Not that I was looking into it myself (I have 6 of my own) - but someone sent me a link to our local council policy on it, and there was restrictions on how the dog should be kept, outside kennelling mustn't be used at all etc etc 

I had no option when we went away but to put my dogs in kennels - the four girls together and the two boys - I suspect few home boarders would have been able to take the 6 together particularly as, even if they had been llcensed for that many dogs, it was the summer.

Kenneling the 6 of them cost more than our holiday, (my daughter was originally coming to stay to care for the older three) - but my mum kindly offered to pay half the kennelling fees to save her having to do this.

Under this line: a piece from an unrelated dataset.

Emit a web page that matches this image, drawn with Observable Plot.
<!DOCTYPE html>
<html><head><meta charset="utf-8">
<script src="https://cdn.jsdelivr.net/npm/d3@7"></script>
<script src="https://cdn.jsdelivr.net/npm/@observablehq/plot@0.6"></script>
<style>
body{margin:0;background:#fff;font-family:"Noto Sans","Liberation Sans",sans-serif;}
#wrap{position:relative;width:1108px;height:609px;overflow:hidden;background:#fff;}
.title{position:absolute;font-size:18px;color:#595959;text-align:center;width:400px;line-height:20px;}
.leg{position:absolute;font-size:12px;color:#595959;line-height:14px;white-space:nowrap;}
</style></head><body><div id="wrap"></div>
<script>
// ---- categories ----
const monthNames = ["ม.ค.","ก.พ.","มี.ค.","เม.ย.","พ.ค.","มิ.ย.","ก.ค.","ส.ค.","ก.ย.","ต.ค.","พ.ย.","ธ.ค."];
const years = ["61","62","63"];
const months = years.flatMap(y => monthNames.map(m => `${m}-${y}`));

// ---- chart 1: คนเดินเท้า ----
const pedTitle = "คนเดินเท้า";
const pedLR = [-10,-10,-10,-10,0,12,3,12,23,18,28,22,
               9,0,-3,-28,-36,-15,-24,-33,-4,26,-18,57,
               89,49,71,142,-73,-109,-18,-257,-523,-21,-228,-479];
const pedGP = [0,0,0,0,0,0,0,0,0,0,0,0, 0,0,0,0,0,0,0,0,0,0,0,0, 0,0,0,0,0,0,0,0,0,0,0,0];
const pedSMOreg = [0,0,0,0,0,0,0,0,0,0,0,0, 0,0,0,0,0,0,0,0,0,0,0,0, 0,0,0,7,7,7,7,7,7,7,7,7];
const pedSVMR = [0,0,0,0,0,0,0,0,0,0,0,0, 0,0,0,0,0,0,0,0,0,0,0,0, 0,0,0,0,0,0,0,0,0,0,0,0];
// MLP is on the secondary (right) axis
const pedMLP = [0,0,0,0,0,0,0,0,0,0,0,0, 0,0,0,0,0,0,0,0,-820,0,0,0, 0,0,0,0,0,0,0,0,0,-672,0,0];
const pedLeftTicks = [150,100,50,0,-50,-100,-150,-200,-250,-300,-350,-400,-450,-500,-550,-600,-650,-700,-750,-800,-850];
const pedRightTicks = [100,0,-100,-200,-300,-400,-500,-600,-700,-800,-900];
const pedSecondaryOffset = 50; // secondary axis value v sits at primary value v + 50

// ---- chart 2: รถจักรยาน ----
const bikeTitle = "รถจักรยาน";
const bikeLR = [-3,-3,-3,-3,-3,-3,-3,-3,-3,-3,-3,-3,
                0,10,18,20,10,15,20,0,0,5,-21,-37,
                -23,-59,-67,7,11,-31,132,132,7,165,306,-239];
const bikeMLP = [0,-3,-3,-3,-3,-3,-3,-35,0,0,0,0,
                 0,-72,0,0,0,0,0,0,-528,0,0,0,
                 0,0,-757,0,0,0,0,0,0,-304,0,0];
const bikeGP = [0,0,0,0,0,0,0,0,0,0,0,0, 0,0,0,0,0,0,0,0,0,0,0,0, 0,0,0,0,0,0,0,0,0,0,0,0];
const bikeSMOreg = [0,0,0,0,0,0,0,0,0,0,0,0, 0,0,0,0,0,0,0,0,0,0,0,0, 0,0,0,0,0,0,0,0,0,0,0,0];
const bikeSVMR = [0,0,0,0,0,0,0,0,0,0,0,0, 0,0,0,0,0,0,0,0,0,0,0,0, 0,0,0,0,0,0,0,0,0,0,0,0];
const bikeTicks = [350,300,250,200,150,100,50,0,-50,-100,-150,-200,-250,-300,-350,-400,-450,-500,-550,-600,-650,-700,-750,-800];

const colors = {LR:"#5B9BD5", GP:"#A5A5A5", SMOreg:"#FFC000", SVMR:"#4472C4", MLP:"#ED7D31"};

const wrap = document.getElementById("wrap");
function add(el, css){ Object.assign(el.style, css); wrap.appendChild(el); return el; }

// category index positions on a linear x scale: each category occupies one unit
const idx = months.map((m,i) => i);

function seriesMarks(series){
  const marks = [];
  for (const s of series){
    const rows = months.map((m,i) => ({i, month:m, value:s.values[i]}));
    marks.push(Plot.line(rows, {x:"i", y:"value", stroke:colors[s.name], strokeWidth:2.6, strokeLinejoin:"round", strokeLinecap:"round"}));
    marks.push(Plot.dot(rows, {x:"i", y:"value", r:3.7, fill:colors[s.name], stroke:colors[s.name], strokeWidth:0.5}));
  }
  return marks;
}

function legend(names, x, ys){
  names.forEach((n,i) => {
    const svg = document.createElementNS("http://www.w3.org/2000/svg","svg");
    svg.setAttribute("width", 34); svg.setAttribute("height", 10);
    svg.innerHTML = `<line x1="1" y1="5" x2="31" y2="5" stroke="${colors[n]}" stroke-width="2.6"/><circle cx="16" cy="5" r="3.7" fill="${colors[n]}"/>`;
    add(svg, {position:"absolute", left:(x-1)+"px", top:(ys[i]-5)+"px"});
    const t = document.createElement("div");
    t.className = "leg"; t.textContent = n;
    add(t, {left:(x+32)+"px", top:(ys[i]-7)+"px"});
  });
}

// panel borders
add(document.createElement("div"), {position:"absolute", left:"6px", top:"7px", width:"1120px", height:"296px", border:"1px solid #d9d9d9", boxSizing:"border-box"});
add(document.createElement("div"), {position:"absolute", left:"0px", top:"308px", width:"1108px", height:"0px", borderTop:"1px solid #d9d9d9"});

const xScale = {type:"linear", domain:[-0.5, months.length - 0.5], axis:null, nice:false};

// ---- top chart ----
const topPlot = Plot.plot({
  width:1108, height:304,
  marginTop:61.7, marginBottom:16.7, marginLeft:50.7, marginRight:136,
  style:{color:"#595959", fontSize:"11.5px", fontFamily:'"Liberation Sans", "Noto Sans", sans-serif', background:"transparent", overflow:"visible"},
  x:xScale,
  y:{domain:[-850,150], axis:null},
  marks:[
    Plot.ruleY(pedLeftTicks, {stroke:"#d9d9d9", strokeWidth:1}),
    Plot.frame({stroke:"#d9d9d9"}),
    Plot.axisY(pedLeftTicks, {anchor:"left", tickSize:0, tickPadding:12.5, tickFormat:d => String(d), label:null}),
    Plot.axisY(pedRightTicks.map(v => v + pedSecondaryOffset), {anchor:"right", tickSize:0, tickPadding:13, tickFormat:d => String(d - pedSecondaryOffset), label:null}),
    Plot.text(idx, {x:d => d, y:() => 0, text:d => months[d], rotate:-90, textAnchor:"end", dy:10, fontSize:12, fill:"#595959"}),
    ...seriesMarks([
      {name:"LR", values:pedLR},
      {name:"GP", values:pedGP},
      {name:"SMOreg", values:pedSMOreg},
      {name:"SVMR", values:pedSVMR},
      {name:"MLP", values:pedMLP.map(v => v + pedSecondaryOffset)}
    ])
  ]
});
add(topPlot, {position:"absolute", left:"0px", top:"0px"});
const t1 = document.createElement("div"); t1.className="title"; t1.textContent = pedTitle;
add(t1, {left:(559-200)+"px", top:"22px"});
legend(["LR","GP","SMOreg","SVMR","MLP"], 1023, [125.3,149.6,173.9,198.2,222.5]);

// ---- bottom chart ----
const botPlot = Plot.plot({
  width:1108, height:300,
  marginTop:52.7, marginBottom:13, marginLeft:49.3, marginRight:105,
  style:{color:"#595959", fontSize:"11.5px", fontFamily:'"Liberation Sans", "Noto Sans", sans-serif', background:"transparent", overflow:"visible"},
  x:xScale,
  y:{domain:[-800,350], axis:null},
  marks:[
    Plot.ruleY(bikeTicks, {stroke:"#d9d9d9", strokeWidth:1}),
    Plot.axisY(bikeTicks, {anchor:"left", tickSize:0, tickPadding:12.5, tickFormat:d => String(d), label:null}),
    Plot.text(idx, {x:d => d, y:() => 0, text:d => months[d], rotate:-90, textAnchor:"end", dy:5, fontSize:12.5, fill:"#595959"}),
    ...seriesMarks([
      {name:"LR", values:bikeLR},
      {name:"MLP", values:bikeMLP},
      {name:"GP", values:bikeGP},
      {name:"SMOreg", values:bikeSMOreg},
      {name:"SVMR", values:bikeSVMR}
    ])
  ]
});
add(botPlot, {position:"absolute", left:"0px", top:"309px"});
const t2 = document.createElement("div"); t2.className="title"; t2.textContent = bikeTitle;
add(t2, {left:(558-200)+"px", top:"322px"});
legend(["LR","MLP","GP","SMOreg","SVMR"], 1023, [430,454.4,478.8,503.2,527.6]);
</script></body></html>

The only way I could "home board" is if someone came to my house to stay for the week - the main reason we've only had one holiday in the last 5 years - but I wouldn't be without them. 

I suspect there is also quite a sizeable requirement for "doggie daycare" where owners are working full-time.

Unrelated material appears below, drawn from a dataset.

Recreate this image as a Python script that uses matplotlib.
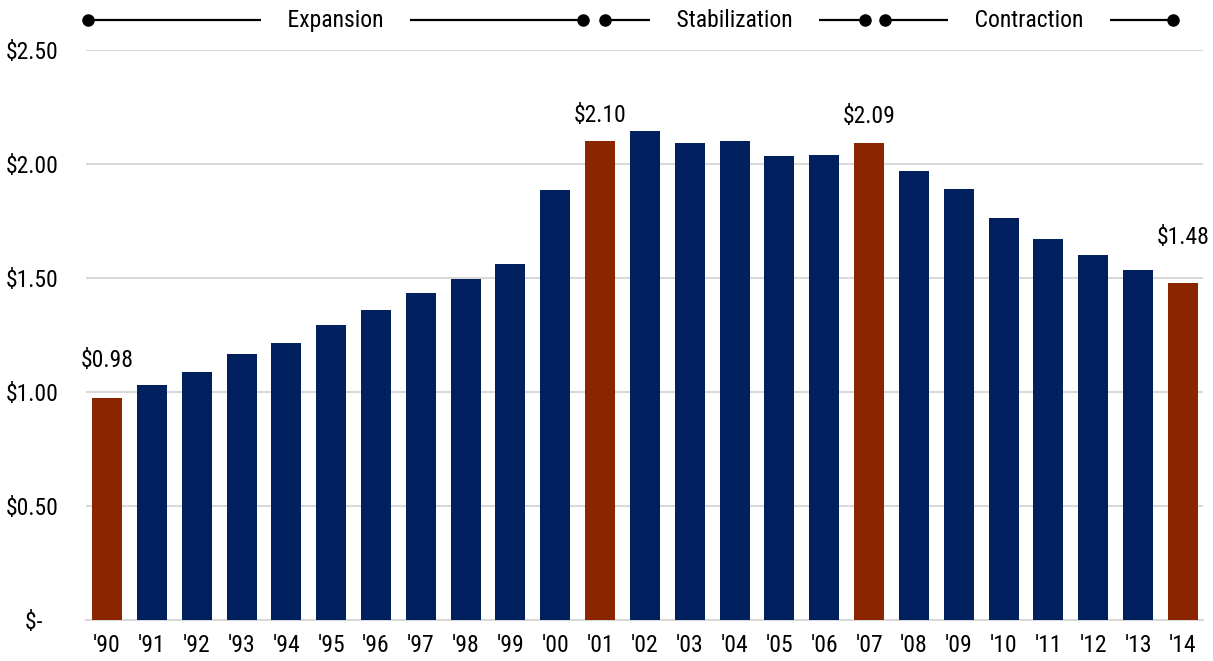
import matplotlib
matplotlib.use('Agg')
import matplotlib.pyplot as plt
import matplotlib.transforms as mtransforms

plt.rcParams['font.family'] = ['Roboto Condensed', 'DejaVu Sans']

years = ["'90", "'91", "'92", "'93", "'94", "'95", "'96", "'97", "'98", "'99",
         "'00", "'01", "'02", "'03", "'04", "'05", "'06", "'07", "'08", "'09",
         "'10", "'11", "'12", "'13", "'14"]
values = [0.975, 1.03, 1.088, 1.167, 1.215, 1.294, 1.36, 1.434, 1.496, 1.561,
          1.886, 2.10, 2.145, 2.09, 2.10, 2.035, 2.04, 2.09, 1.97, 1.89,
          1.763, 1.67, 1.60, 1.535, 1.48]
highlight = ["'90", "'01", "'07", "'14"]
labels = {"'90": "$0.98", "'01": "$2.10", "'07": "$2.09", "'14": "$1.48"}
label_offset = {"'90": 26, "'01": 14, "'07": 15, "'14": 34}   # px above bar top

phases = ["Expansion", "Stabilization", "Contraction"]
phase_start = [-0.42, 11.1, 17.35]
phase_end = [10.62, 16.9, 23.78]

navy = '#002060'
red = '#8B2500'
grid = '#D9D9D9'
fs = 17

fig = plt.figure(figsize=(12.13, 6.61), dpi=100)
ax = fig.add_axes([86 / 1213, 1 - 620 / 661, 1117 / 1213, 570 / 661])

x = range(len(years))
colors = [red if y in highlight else navy for y in years]
ax.bar(x, values, width=0.67, color=colors, zorder=3)

for i, y in enumerate(years):
    if y in labels:
        ax.annotate(labels[y], (i, values[i]), xytext=(0, label_offset[y] * 0.72),
                    textcoords='offset points', ha='center', va='bottom',
                    fontsize=fs, color='black')

ax.set_xlim(-0.47, 24.45)
ax.set_ylim(0, 2.5)
ax.set_xticks(list(x))
ax.set_xticklabels(years, fontsize=fs)
yt = [0, 0.5, 1.0, 1.5, 2.0, 2.5]
ax.set_yticks(yt)
ax.set_yticklabels(['$-   '] + [f'${v:.2f}' for v in yt[1:]], fontsize=fs)
ax.tick_params(axis='both', length=0)
ax.tick_params(axis='y', pad=20)
ax.tick_params(axis='x', pad=10)
ax.yaxis.grid(True, color=grid, linewidth=1.5, zorder=0)
for s in ['top', 'right', 'left']:
    ax.spines[s].set_visible(False)
ax.spines['bottom'].set_color(grid)
ax.spines['bottom'].set_linewidth(1.5)

trans = mtransforms.blended_transform_factory(ax.transData, ax.transAxes)
py = 1.0526
for name, a, b in zip(phases, phase_start, phase_end):
    ax.plot([a, b], [py, py], color='black', lw=1.6, marker='o', ms=8,
            transform=trans, clip_on=False, zorder=4)
    ax.text((a + b) / 2, py, '    ' + name + '    ', transform=trans,
            ha='center', va='center', fontsize=fs, zorder=5,
            bbox=dict(boxstyle='square,pad=0.2', fc='white', ec='none'))

fig.savefig('out.png', dpi=100)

I've used the services of a dog-walker in the past and she was fabulous - my gang adored her

Unfortunately, I eventually had to cut her loose for financial reasons when our circumstances changed - she then went and bought a petshop because like you, in our area, she found very little requirement for dog walking and wasn't in a position to offer home-boarding.


----------



## Pygmy Warrior (Oct 24, 2012)

We have just stopped home boarding but I can tell you that demand is high, very high. If demand is out stripping supply this is good for pricing too. We weren't the cheapest but there will always be somebody that will take that empty slot in your diary. But a word of caution on taking on host families;

A friend off ours we refer to used to use host families but she found they can be very unreliable. You may take a booking for them and then they change their mind or worse still, part way through a stay get a call in the middle of the night demanding you collect the dog because it won't sleep. A real headache for her.


----------



## BoredomBusters (Dec 8, 2011)

Thanks for the tip. Difficult to know what to do!


----------